What the exercise asks |
Search the data below for the word "with" and copy each line that holds it.

Rows from a dataset of charts and code |
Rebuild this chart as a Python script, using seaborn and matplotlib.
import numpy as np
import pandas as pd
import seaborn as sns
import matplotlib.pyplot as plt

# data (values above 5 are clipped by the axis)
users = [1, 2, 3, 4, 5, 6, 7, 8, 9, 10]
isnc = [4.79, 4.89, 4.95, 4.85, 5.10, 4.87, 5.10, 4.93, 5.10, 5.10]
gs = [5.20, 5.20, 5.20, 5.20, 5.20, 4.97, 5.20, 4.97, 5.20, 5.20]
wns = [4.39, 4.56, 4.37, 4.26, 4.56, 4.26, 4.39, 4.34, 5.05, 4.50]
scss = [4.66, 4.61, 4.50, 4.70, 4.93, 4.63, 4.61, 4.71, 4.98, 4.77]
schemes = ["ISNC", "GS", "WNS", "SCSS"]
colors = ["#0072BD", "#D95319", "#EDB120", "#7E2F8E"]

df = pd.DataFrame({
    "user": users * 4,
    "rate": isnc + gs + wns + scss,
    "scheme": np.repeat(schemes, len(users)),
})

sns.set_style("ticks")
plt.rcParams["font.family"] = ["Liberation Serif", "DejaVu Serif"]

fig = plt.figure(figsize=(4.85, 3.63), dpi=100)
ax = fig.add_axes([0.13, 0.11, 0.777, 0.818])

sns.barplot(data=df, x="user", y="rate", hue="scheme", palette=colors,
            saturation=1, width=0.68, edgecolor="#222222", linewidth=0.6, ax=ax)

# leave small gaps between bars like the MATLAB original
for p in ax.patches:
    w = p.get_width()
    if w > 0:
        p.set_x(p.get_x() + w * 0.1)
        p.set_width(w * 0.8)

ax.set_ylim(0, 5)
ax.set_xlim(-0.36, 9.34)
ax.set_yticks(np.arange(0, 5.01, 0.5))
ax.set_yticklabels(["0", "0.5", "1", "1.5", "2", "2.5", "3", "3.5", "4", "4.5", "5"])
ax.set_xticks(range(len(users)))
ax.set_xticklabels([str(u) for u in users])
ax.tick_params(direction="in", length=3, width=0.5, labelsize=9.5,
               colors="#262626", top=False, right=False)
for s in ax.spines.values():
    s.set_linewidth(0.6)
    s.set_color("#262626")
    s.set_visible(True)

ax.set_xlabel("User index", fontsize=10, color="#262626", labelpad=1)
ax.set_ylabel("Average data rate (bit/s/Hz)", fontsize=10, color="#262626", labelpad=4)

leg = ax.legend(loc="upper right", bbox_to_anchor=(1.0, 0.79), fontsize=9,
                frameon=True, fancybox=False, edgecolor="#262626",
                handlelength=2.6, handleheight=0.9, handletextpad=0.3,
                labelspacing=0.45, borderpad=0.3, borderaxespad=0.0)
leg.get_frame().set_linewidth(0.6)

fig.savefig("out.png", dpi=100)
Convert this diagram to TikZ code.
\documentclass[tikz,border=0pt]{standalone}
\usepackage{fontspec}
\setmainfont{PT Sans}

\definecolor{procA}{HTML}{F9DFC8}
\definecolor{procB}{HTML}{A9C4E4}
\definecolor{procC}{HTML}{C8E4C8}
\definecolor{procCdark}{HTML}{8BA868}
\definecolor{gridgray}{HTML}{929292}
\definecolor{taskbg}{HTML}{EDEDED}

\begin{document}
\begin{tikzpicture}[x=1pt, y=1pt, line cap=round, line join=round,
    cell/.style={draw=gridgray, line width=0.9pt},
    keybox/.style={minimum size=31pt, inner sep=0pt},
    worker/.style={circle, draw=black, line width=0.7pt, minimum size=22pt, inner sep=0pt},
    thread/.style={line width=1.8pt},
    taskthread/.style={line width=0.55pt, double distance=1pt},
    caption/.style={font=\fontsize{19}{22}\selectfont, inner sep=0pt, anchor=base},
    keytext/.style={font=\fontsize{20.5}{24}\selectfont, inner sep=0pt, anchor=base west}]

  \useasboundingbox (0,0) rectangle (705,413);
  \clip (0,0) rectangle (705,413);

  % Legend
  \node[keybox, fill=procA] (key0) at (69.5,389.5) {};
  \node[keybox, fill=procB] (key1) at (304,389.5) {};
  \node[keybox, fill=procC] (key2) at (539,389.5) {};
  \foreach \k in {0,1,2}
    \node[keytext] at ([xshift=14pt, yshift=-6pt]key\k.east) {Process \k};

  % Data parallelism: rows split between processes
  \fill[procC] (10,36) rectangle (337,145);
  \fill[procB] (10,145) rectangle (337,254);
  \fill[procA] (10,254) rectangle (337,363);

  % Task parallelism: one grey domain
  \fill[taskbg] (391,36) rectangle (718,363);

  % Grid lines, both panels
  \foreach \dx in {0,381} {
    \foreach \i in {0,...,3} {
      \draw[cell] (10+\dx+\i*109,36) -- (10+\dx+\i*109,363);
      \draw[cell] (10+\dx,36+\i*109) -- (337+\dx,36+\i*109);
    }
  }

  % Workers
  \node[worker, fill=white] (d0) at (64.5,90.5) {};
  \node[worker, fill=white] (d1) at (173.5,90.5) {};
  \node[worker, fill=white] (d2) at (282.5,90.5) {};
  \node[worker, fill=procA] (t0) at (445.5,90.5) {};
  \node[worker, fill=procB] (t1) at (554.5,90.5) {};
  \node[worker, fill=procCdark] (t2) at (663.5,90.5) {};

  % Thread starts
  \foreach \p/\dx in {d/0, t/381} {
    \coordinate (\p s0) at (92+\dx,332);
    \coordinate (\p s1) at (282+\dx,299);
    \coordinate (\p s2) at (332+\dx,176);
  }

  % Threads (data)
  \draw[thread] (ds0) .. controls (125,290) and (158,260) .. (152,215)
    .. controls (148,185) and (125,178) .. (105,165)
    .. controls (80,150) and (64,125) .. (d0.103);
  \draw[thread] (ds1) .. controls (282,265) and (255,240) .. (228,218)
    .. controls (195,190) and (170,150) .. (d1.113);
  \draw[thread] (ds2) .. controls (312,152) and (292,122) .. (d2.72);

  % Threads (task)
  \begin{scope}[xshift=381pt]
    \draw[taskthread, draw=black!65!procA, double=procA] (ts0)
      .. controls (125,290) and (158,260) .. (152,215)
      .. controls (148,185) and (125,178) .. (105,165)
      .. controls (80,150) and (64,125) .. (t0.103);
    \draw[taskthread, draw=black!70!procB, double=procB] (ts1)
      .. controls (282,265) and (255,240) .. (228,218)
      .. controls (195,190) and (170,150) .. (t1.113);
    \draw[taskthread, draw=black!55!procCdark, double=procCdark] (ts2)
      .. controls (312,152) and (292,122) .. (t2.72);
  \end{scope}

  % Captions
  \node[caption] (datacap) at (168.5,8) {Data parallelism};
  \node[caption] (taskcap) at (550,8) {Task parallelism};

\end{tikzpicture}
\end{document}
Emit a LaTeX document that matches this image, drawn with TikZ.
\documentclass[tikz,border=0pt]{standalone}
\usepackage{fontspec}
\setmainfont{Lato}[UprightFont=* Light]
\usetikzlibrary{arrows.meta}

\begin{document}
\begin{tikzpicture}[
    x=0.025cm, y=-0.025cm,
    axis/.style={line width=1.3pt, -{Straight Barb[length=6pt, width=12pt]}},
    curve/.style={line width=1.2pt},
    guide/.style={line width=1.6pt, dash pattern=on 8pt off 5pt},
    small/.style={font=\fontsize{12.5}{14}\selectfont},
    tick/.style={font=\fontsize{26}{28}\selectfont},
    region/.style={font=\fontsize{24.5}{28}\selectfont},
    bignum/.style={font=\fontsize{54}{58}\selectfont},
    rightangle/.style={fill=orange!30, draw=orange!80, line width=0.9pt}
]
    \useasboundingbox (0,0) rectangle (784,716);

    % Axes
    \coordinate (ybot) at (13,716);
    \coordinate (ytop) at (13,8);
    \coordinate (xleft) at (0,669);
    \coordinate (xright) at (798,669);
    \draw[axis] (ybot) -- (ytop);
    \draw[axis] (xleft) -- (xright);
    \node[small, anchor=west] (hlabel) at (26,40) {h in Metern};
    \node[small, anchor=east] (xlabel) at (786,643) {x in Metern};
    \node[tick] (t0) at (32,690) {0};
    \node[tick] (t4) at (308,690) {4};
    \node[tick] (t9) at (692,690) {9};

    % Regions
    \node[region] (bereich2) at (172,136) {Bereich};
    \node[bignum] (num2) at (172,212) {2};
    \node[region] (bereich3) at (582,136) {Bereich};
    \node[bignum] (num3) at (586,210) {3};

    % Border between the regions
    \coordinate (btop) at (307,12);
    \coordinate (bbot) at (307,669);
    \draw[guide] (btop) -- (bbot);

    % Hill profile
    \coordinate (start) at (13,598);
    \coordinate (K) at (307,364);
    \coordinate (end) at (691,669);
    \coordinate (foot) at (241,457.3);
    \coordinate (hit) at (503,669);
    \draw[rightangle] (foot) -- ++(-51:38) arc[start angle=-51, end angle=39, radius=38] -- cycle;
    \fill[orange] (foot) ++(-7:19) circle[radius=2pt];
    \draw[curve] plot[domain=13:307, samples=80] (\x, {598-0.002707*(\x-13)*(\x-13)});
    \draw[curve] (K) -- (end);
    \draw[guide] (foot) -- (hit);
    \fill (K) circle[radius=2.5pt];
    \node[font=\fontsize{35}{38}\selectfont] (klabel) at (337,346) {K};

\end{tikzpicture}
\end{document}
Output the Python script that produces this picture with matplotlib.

Solution for this task |
Emit a LaTeX document that matches this image, drawn with TikZ.
Output the Python script that produces this picture with matplotlib.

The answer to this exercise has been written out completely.